In questo elenco degli interventi possibili forse sarebbe stata utile una discussione un poco più approfondita, e quanto mai attuale, dello strumento del reddito minimo. Questo può farsi corrispondere al reddito di cittadinanza e ci sarebbe da discutere su come sciogliere i tre “corni del trilemma” che caratterizzano questo strumento: come rispondere ai bisogni, come evitare il disincentivo al lavoro, come contenere i costi. E se la verifica delle condizioni in base al quale il reddito minimo viene erogato sia la strada da percorrere o se invece non sia più semplice pensare al basic income come un’erogazione a favore di tutti i cittadini, salvo poi recuperarlo in tassazione per chi ha redditi, divenendo di fatto simile ad un’imposta negativa; possibilità trascurata nel disegno della misura oggetto del programma dell’attuale governo.

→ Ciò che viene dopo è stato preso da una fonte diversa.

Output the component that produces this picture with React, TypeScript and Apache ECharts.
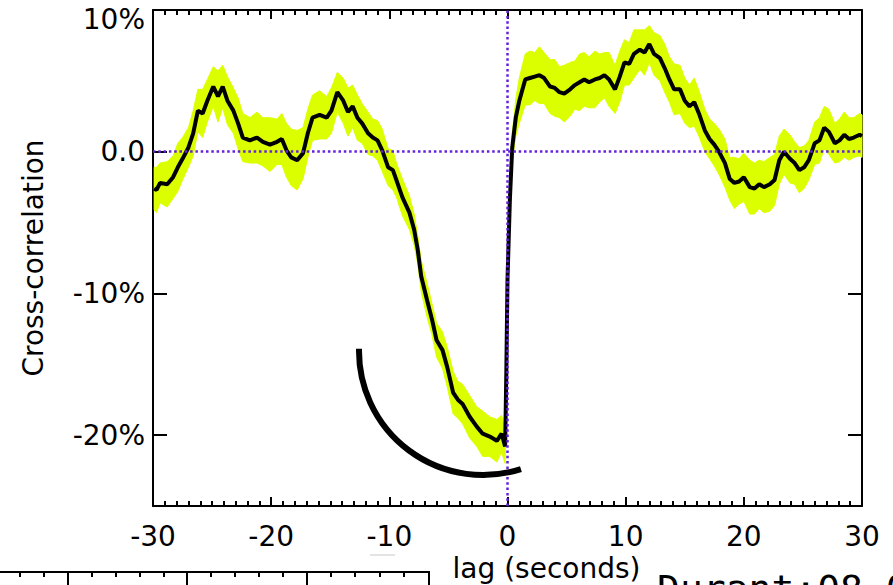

Tutto ciò detto, siamo poi così sicuri che la disuguaglianza sia più alta oggi che 100 anni fa? Walter Scheidel in un interessante libro sulla storia della disuguaglianza uscito nel 2017, The Great Leveler, sostiene il contrario (forse con l’eccezione degli Stati Uniti). Questo relativismo storico non deve indurre naturalmente all’inerzia ma sollecita una riflessione e sul fatto che le società polarizzate e globalizzate, come suggerisce Scheidel, rendono il sentiero delle politiche pubbliche particolarmente stretto.